In Jean Eustache’s captivating Les photos d’Alix, the
real-life photographer Alix Clio-Roubard calmly talks the director’s son Boris through
a series of her photographs, in some cases emphasizing technical matters, in
others the nature of the underlying memory or personal connection, the film
allowing both us and Boris time to absorb her explanation before moving on to
the next; it gradually dawns on you that what she’s saying no longer bears any
relationship to the picture she’s addressing, that she’s pointing out people
and objects and effects that plainly aren’t there.

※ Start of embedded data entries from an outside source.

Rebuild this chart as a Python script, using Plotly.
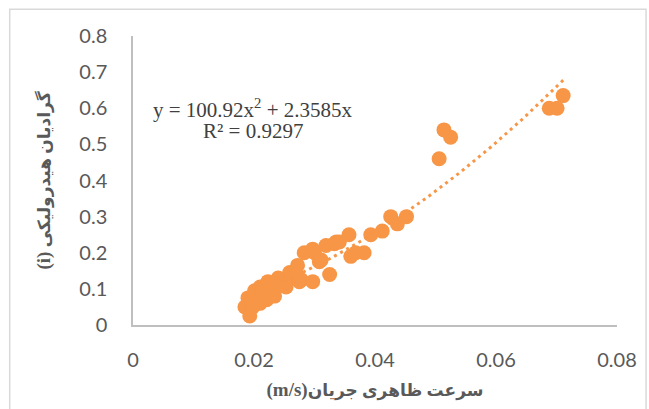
import numpy as np
import plotly.graph_objects as go

# Superficial flow velocity (m/s) and hydraulic gradient (i)
velocity = [
    0.0185, 0.0193, 0.0198, 0.0190, 0.0201, 0.0200, 0.0210, 0.0210, 0.0215,
    0.0221, 0.0223, 0.0229, 0.0226, 0.0234, 0.0240, 0.0245, 0.0251, 0.0253,
    0.0259, 0.0264, 0.0270, 0.0272, 0.0275, 0.0278, 0.0297, 0.0283, 0.0300,
    0.0297, 0.0308, 0.0311, 0.0319, 0.0325, 0.0333, 0.0336, 0.0341, 0.0357,
    0.0360, 0.0368, 0.0382, 0.0393, 0.0412, 0.0426, 0.0437, 0.0452, 0.0506,
    0.0514, 0.0525, 0.0688, 0.0701, 0.0711,
]
gradient = [
    0.05, 0.025, 0.05, 0.075, 0.095, 0.06, 0.06, 0.105, 0.10,
    0.07, 0.12, 0.115, 0.085, 0.08, 0.13, 0.11, 0.125, 0.105,
    0.145, 0.13, 0.14, 0.165, 0.12, 0.125, 0.12, 0.20, 0.20,
    0.21, 0.175, 0.18, 0.22, 0.14, 0.225, 0.23, 0.23, 0.25,
    0.19, 0.20, 0.20, 0.25, 0.26, 0.30, 0.28, 0.30, 0.46,
    0.54, 0.52, 0.60, 0.60, 0.635,
]

# Polynomial trendline coefficients (y = a*x^2 + b*x)
coef_a = 100.92
coef_b = 2.3585
r_squared = 0.9297

x_ticks = [0, 0.02, 0.04, 0.06, 0.08]
x_tick_text = ["0", "0.02", "0.04", "0.06", "0.08"]
y_ticks = [0, 0.1, 0.2, 0.3, 0.4, 0.5, 0.6, 0.7, 0.8]
y_tick_text = ["0", "0.1", "0.2", "0.3", "0.4", "0.5", "0.6", "0.7", "0.8"]

orange = "#F79646"
axis_grey = "#BFBFBF"
text_grey = "#595959"

trend_x = np.linspace(min(velocity), max(velocity), 200)
trend_y = coef_a * trend_x ** 2 + coef_b * trend_x

fig = go.Figure()
fig.add_trace(go.Scatter(
    x=velocity, y=gradient, mode="markers",
    marker=dict(color=orange, size=15, line=dict(width=0)),
    showlegend=False, hoverinfo="skip",
))
fig.add_trace(go.Scatter(
    x=trend_x, y=trend_y, mode="lines",
    line=dict(color=orange, width=3, dash="3px,4px"),
    showlegend=False, hoverinfo="skip",
))

serif_arabic = "Liberation Serif, DejaVu Sans, serif"

fig.update_layout(
    width=649, height=409,
    margin=dict(l=132.5, r=29.7, t=36.2, b=84),
    paper_bgcolor="white", plot_bgcolor="white",
    xaxis=dict(
        range=[0, 0.08], tickvals=x_ticks, ticktext=x_tick_text,
        showgrid=False, zeroline=False, showline=True,
        linecolor=axis_grey, linewidth=1.5, ticks="",
        ticklabelstandoff=16,
        tickfont=dict(family="Lato", size=20, color=text_grey),
        title=dict(
            text="<b><span style='font-size:19px'>(m/s)</span>سرعت ظاهری جریان</b>",
            font=dict(family=serif_arabic, size=17, color=text_grey),
            standoff=14,
        ),
    ),
    yaxis=dict(
        range=[0, 0.8], tickvals=y_ticks, ticktext=y_tick_text,
        showgrid=False, zeroline=False, showline=True,
        linecolor=axis_grey, linewidth=1.5, ticks="",
        ticklabelstandoff=20,
        tickfont=dict(family="Lato", size=20, color=text_grey),
        title=dict(
            text="<b><span style='font-size:19px'>(i)</span> گرادیان هیدرولیکی</b>",
            font=dict(family=serif_arabic, size=17, color=text_grey),
            standoff=24,
        ),
    ),
    annotations=[
        dict(
            xref="paper", yref="paper", x=0.2475, y=0.748,
            text="y = 100.92x<sup>2</sup> + 2.3585x",
            showarrow=False, xanchor="center", yanchor="middle",
            font=dict(family="Liberation Serif", size=21, color="#404040"),
        ),
        dict(
            xref="paper", yref="paper", x=0.2475, y=0.673,
            text=f"R² = {r_squared}",
            showarrow=False, xanchor="center", yanchor="middle",
            font=dict(family="Liberation Serif", size=21, color="#404040"),
        ),
    ],
    shapes=[
        dict(
            type="rect", xref="paper", yref="paper",
            x0=-0.2547, x1=1.06, y0=-0.35, y1=1.0925,
            line=dict(color="#D9D9D9", width=1.5), layer="below",
        ),
    ],
)

fig.write_html("out.html")
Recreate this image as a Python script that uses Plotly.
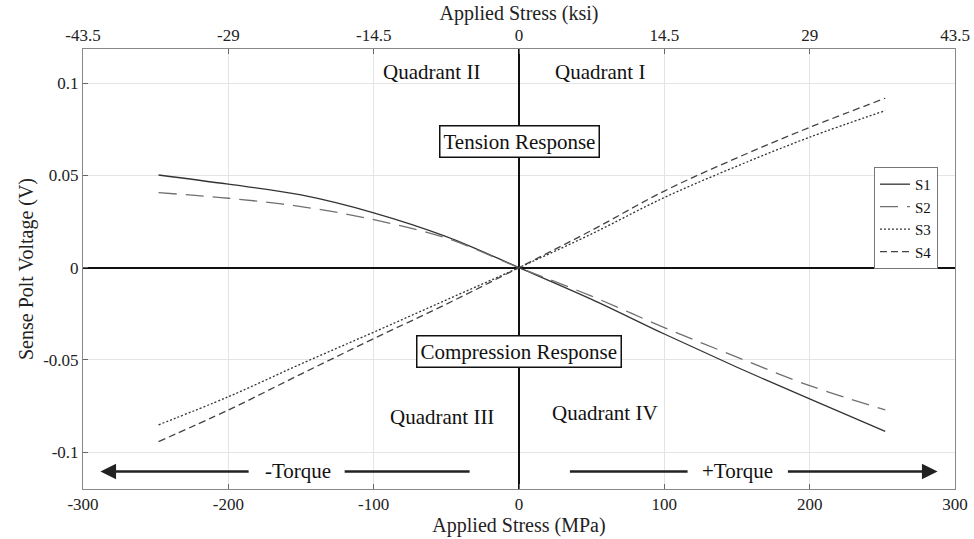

The film is in a certain
sense an extended joke, and as such works best first-time round: the viewer
starts to register the difficulty of relating her words to the image before us,
but in the absence of any signal to the contrary likely attributes the
shortfall to his or her own deficiencies, perhaps a lack of concentration or an
insufficiently refined aesthetic sensibility. Even as the film’s scheme becomes
clear, it’s tempting to search for a rational explanation, that sound and image
have somehow become decoupled: Alix’s explanations remain so calmly persuasive
that one may see the photos she’s describing as clearly as the ones before our
eyes, if not more so. The concept wouldn’t work so well if Alix’s photos weren’t
indeed so beguiling, so worthy of being contemplated and curated (even if not
in the actual way that she does it); Boris’s regular-guy-in-an-ugly-sweater vibe
providing an ideally unprepossessing counterpart. But the film feels
retrospectively seeped in tragedy: the director committed suicide not long
after its completion (and before its 1982 Cesar win for best short film), and Clio-Roubaud
died of a pulmonary embolism in 1983, at the age of just 31, a fact that makes
the film seem even more ephemeral and elusive and seeped in transient illusion.